Que deviennent nos eaux usées ? Plongée dans le réseau des égouts

Chaque jour, les égoutiers travaillent sous terre pour entretenir et réparer nos égouts. Entre gaz toxique, bactéries, rats, et objets insolites, ils nous font découvrir le réseau souterrain au coeur de leur métier.

Anne-Laure Jean
Rédigé le
Egoutier : Un métier à risque
Egoutier : Un métier à risque  —  Le Mag de la Santé - France 5

À l'air libre, les passants vaquent à leurs occupations quotidiennes. Pendant ce temps-là, sous leurs pas, des travailleurs de l’ombre œuvrent pour leur tranquillité : les égoutiers.

Où part l'eau de nos toilettes ?

"Les gens ne se rendent pas compte en tirant la chasse d’eau de la suite qui est donnée à ça. C'est vrai, nous sommes les pompiers de l’assainissement. On intervient en urgence pour résoudre des problèmes", explique Albert Briand, égoutier à Rennes métropole.

Albert est chef d’équipe des égoutiers de la ville de Rennes depuis 2009. Il connaît par cœur les galeries souterraines de sa ville ainsi que leurs dangers. Comme tous les égoutiers, il a reçu une formation pour travailler en sécurité en milieu confiné.

Gaz toxique, rats, virus et bactéries

La première règle est de ne jamais descendre dans des égouts non ventilés."On va mettre un ventilateur pour donner de l’air frais dans le réseau et enlever tout ce qui est toxique. L’exposition aux gaz toxiques est l’un des risques majeurs de notre métier, on peut être surpris de tomber sur une poche de gaz. Donc on est tous équipés d’un détecteur de gaz", poursuit Albert Briand.

Le gaz le plus redouté des égoutiers est le sulfure d’hydrogène, ou le H2S, reconnaissable à son odeur d’œuf pourri."Le H2S est un gaz qui est généré dans les égouts par des bactéries qui dégradent les sulfates, qui font de l'hydrogène sulfuré. Ce gaz a une propriété tout à fait particulière, il est toxique à très haute concentration, on meurt quand on le respire. Il y en a plein dans les égouts parce qu'il y a de la matière fécale dans tout l’égout", commente le Dr Claude Danglot, médecin biologiste.

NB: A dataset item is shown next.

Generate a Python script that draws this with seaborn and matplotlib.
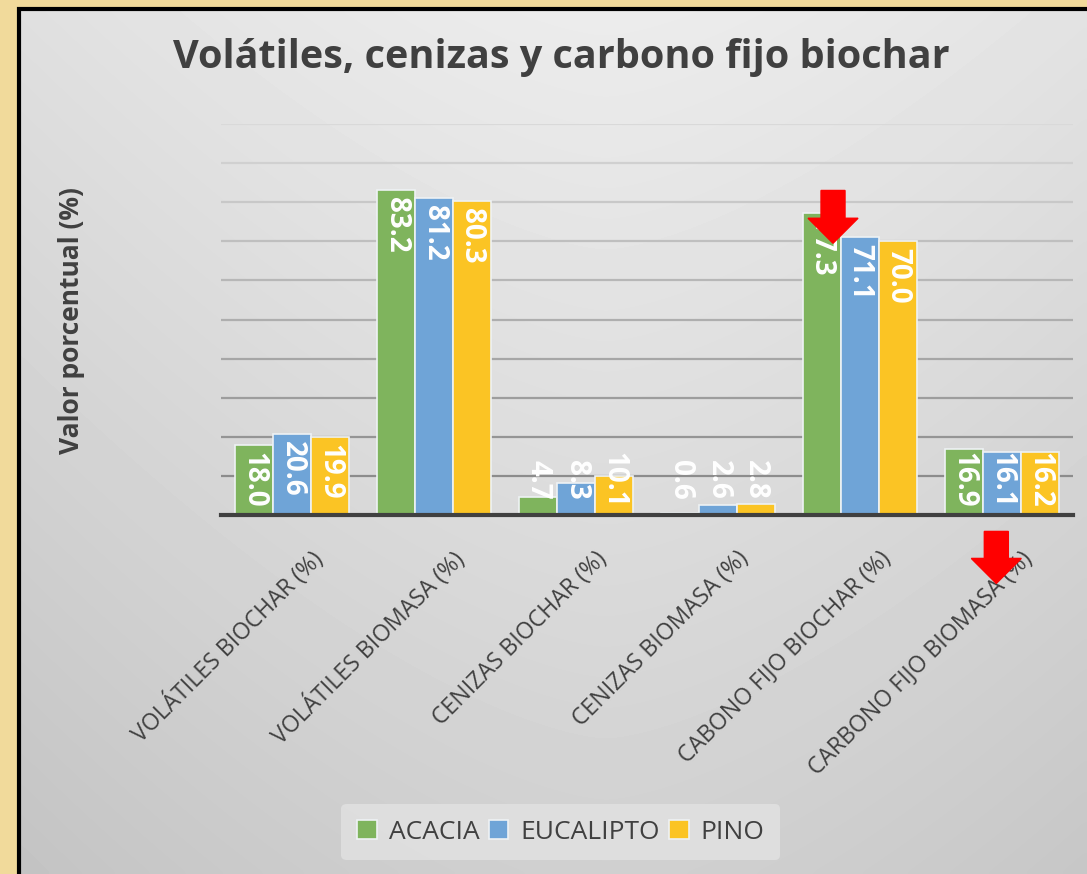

Albert et son équipe arpentent les entrailles de la ville huit heures par jour pour entretenir le réseau. Ils avancent courbés, dans la pénombre, sont exposés aux bruits, parfois aux rats, mais surtout aux virus et autres bactéries contenues dans les eaux usées.

Les lingettes, le pire ennemi des égoutiers

Pour limiter les accidents, leur meilleur atout est le travail d’équipe."La personne qui est à l’extérieur s'appelle le garde tampon, elle est très importante. Elle surveille tout ce qui se passe autour des trous ouverts. Elle surveille aussi la météo. S’il y a un risque de pluie ou d’orage... L’orage peut être à quelques kilomètres, les affluents arrivent d’un coup, il y a un risque de noyade", confie Albert Briand.

Les égoutiers ont été alertés par un restaurateur, ses canalisations sont bouchées. "C’est souvent les restaurants qui appellent, des bouchons de graisse ou des lingettes se forment et se coincent. Elles sont le pire ennemi, ça se colmate et ça bouche. Il peut arriver aussi qu’on trouve des téléphones portables, des cartes de crédit, des papiers d’identité", poursuit Albert Briand.

"J'aime mon métier"

Ces égoutiers sont payés au SMIC et reçoivent une prime de pénibilité de 100 euros. Ils sont suivis par la médecine du travail, mais pas plus qu’un autre salarié. La seule obligation est d'être vacciné contre la leptospirose, une maladie transmise par l'urine d'animaux infectés, comme les rats."Contrairement à ce qu’on pourrait penser, j’aime mon métier. Forcément égoutier, ce n'est pas une vocation, on tombe dedans par hasard, mais j’aime bien ce que je fais. C'est valorisant d’aider un particulier. C’est un métier de service public", explique David Coqueux, égoutier à Rennes Métropole.

Aujourd’hui encore, beaucoup d’inconnus demeurent en ce qui concerne la santé des égoutiers. Ils sont quelques centaines seulement en France. une petite cohorte, difficile à étudier. Selon l'INRS, chargé de prévenir les accidents du travail, leur surmortalité est, en tout cas, avérée.